Hawks wanted Carole Lombard for the female lead, having worked with her in Twentieth Century. The studio, however, was keen on using Katharine Hepburn who was under contract, with three films left to make. Despite winning an Academy Award in 1934 for Morning Glory, Kate was having a hard time finding her next success. Unfortunately, despite her hilarious performance, Bringing Up Baby  wouldn’t help turn the tide and actually got her labeled (as absurd as it seems now) “box office poison.”

3. It was Hawks and Cary’s first team-up.

For the male lead, Hawks wanted Harold Lloyd and then Ronald Colman. Instead, the studio gave the go-ahead for hiring Robert Montgomery, Fredric March and Ray Milland, but all of them turned down the part. Eventually, Cary Grant was suggested since he also had a contract with RKO and was hot off the success of The Awful Truth. Ironically, even though Harold Lloyd wasn’t cast, Grant’s performance and look (including the glasses) were inspired by the comedian. Hawks and Cary would work on four more films together.

4. Two plot points cost $2,000.

A key detail revolves around the lead characters singing 1928’s “I Can’t Give You Anything But Love” to calm down the leopard (which was originally a panther). RKO purchased the rights to the song for $1,000 dollars. They also had to purchase the rights from a comic strip “Professor Dinglehoffer and His Dog” by Harold Knerr, when they used the storyline of the dog burying a dinosaur bone.

5. Grant did not give Baby love.

Hepburn said, “I was the only one who would work with the leopard because Cary was so scared of it. I was too dumb to be afraid.” During the production, Hepburn pranked Grant and planted a fake leopard in his dressing room. Grant, of course, had a right to be cautious around the big cat, and Kate almost had an accident. When filming, the sound of one of her dresses caused the leopard to spring at her back. After that, the leopard didn’t mix with the actors.

6. Hepburn needed help.

Kate wasn’t used to playing comedy, and she struggled in delivering her lines. So Hawks hired vaudevillian Walter Catlett to coach her. Hawks said, “And from that time on, she knew how to play comedy better, which is just to read the lines.” Hepburn asked Hawks to keep Catlett nearby, and so he also got a chance to be in the film, playing a policeman.

7. They hired the “Laurence Olivier of Dogs.”

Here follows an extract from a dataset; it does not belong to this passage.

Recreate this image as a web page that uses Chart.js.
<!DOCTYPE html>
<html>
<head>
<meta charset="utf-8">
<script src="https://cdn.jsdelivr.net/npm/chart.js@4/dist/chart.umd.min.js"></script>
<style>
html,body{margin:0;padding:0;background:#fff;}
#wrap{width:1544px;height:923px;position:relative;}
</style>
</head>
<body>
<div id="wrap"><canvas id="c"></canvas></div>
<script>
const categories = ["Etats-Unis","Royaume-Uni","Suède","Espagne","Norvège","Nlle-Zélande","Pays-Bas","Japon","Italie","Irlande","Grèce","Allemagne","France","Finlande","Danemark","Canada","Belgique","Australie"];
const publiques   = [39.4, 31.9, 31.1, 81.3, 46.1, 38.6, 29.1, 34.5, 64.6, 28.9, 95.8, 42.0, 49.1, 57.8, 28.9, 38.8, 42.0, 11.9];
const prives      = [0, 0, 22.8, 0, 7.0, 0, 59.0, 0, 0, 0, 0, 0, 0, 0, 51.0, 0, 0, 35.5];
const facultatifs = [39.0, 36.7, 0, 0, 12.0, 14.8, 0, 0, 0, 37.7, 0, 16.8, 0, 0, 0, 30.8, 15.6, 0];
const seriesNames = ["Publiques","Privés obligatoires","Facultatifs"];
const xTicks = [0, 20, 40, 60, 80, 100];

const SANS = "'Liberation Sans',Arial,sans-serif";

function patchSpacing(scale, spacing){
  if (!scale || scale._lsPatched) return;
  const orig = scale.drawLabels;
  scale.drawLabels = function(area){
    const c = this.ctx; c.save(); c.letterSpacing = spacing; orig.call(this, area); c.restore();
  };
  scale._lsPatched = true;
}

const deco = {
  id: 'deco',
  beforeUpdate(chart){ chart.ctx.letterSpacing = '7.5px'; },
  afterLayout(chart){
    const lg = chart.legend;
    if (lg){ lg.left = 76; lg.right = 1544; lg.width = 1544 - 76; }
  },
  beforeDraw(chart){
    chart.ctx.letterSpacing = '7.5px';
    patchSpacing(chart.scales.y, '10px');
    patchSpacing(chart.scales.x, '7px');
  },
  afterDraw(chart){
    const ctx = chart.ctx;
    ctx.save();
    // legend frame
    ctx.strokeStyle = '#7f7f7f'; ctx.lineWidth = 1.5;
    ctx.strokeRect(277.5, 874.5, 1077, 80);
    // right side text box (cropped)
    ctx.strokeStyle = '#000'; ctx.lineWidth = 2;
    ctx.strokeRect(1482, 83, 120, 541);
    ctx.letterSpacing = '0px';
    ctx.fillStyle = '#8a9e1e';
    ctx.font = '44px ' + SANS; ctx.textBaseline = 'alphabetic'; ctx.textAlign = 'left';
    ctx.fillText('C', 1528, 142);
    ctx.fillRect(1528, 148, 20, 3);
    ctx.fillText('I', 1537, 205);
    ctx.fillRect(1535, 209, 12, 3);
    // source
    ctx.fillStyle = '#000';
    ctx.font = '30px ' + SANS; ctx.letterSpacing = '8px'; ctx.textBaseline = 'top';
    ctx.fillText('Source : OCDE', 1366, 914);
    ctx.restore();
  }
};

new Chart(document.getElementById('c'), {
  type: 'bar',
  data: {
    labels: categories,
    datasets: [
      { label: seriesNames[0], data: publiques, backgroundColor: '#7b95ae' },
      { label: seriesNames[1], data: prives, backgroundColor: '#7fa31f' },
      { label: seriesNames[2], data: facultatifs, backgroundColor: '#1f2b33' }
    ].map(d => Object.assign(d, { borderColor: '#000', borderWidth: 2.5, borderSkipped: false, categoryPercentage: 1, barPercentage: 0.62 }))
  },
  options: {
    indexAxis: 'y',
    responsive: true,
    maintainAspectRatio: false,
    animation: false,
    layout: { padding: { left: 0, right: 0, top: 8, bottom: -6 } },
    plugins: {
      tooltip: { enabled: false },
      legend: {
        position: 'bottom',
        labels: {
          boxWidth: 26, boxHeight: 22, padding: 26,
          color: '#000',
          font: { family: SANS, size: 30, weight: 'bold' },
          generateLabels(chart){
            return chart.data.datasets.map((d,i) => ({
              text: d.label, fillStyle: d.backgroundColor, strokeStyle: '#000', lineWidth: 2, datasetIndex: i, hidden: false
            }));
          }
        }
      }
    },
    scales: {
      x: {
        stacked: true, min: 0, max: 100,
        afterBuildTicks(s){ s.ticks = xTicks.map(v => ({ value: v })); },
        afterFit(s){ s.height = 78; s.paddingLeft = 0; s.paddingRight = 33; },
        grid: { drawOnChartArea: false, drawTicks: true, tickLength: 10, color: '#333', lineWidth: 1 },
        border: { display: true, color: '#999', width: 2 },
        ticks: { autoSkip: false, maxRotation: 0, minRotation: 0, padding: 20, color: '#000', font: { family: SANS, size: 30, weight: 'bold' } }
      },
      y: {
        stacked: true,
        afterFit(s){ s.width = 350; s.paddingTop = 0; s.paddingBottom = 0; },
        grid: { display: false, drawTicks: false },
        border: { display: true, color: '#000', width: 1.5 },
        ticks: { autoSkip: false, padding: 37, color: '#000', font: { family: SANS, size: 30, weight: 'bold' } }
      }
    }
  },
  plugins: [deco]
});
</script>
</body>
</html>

The part of George was played by a Wire Fox Terrier named Skippy, who was quite the Hollywood professional, having starred as Asta in The Thin Man series. Cary Grant had actually previously worked with his canine co-star in The Awful Truth. Skippy was a graduate of a dog training school whose alumni included Lassie dogs and Toto from The Wizard of Oz. Rightfully so, he got his own dressing room, lots of fan mail, and $250 dollars a week. However, his true motivation for working was a rubber mouse toy.

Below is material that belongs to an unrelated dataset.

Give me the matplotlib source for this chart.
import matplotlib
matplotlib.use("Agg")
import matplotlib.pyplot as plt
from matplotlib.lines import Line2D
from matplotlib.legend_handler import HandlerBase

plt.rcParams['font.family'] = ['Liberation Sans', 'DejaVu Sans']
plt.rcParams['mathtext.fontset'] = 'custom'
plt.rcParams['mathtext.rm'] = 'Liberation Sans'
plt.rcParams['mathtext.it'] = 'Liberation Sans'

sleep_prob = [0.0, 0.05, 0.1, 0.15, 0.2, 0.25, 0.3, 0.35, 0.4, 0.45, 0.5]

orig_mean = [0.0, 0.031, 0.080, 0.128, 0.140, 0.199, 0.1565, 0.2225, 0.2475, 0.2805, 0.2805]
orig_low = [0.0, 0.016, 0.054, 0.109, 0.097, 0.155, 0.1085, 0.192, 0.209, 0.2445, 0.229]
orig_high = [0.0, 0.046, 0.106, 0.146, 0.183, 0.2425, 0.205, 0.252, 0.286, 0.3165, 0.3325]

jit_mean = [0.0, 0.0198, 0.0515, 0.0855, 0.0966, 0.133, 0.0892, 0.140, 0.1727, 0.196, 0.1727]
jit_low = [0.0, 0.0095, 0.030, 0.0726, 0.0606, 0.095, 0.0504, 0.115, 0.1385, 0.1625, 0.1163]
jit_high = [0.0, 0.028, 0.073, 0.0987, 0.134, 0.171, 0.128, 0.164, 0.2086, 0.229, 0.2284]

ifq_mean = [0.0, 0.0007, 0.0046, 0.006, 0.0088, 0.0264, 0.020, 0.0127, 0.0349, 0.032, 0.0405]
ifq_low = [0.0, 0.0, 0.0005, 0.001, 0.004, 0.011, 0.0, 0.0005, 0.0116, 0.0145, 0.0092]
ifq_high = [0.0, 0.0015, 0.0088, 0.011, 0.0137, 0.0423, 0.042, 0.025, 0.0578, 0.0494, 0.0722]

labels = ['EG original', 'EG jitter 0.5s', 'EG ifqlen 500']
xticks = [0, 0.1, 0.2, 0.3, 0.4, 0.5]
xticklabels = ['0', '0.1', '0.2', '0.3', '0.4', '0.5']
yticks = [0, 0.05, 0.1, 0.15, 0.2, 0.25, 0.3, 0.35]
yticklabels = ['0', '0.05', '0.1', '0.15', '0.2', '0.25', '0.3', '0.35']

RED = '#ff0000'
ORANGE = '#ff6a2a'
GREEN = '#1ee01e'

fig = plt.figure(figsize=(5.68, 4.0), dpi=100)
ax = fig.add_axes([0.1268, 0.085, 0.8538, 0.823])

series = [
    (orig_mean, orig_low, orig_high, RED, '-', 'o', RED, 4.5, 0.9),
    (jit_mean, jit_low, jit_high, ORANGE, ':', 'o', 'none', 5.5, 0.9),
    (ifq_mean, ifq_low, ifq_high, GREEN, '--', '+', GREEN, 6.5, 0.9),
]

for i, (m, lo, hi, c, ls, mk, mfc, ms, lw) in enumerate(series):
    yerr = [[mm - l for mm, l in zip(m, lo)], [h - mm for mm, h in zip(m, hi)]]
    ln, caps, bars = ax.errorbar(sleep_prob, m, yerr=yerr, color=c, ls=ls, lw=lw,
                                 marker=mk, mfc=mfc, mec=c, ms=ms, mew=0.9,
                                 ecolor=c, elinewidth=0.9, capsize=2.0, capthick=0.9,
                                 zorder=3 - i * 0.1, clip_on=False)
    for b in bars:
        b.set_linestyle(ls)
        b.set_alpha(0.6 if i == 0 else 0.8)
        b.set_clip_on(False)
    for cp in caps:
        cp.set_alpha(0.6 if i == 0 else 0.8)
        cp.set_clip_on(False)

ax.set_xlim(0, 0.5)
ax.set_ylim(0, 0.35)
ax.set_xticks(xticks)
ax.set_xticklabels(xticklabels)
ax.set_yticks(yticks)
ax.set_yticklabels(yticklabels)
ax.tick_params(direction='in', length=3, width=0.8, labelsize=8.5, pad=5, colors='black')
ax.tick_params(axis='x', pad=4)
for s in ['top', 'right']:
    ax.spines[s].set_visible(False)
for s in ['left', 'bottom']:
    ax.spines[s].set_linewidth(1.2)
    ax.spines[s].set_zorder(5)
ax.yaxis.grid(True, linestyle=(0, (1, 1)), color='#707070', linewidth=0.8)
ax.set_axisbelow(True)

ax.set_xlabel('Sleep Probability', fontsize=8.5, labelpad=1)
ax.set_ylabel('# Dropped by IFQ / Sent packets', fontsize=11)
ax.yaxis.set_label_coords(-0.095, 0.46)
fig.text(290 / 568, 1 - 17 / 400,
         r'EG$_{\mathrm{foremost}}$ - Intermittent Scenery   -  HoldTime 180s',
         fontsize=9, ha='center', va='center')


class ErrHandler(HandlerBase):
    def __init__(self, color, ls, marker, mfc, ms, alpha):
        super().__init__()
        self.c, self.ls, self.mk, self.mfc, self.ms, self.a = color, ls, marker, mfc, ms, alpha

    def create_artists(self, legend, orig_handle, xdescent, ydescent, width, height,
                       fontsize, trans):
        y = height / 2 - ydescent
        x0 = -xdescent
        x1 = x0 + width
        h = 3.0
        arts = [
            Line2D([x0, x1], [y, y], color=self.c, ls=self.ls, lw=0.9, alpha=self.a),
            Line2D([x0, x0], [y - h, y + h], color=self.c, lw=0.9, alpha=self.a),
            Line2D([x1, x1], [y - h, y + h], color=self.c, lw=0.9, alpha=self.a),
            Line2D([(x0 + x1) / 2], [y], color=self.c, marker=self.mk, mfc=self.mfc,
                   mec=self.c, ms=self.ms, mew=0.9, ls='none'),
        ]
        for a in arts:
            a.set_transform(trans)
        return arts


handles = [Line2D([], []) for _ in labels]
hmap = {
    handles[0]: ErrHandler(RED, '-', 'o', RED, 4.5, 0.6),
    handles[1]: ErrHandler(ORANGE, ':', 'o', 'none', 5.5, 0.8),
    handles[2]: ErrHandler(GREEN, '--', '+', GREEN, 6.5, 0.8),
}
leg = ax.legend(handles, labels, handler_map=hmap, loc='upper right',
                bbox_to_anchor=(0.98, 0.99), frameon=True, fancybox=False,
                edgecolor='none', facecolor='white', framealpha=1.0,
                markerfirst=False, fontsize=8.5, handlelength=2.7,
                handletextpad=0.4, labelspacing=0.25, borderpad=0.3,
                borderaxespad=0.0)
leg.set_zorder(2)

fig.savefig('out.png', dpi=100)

8. ...Baby went way over-budget.

RKO wanted a quick picture that would be completed in 51 days. What they got was a film that went approximately $300 thousand over budget and took 91 days. The delay was due to the improvisational method used by Hawks, which produced some of the funniest lines and gags, but also required more time. At one point, the assistant director remarked to the studio that “virtually no line in the film is identical to the one called for in any script.”

9. Speaking of improv…

Cary Grant was at the Roxy Theater when the head of the Metropolitan Museum stood to let his wife pass and noticed his pants were unzipped. As he remedied the situation, her frock caught in the zipper, and they had to lock step out to get help. Grant told the funny story to Hawks who added it into the film, nixing the fly bit so as not to upset the censors. Grant’s circus training was also helpful as he taught Hepburn how to grab his wrist, not his hand, when jumping off the falling dinosaur. He said, “Kate was marvelously trusting if she thought you knew what you were doing.”

10. Grant’s character inspired other characters.

His character served as the inspiration for Téa Leoni’s absent-minded Egyptologist in Ghost Town (more on that here) and for Christopher Reeve’s Clark Kent in Superman. Peter Bogdanovich’s What’s Up Doc?  also borrowed heavily from Bringing Up Baby, where Ryan O’Neal and Barbra Streisand played similar types to Grant and Hepburn. Bogdanovich said, “Cary is a great comedian and a great dramatic actor. He can do anything.”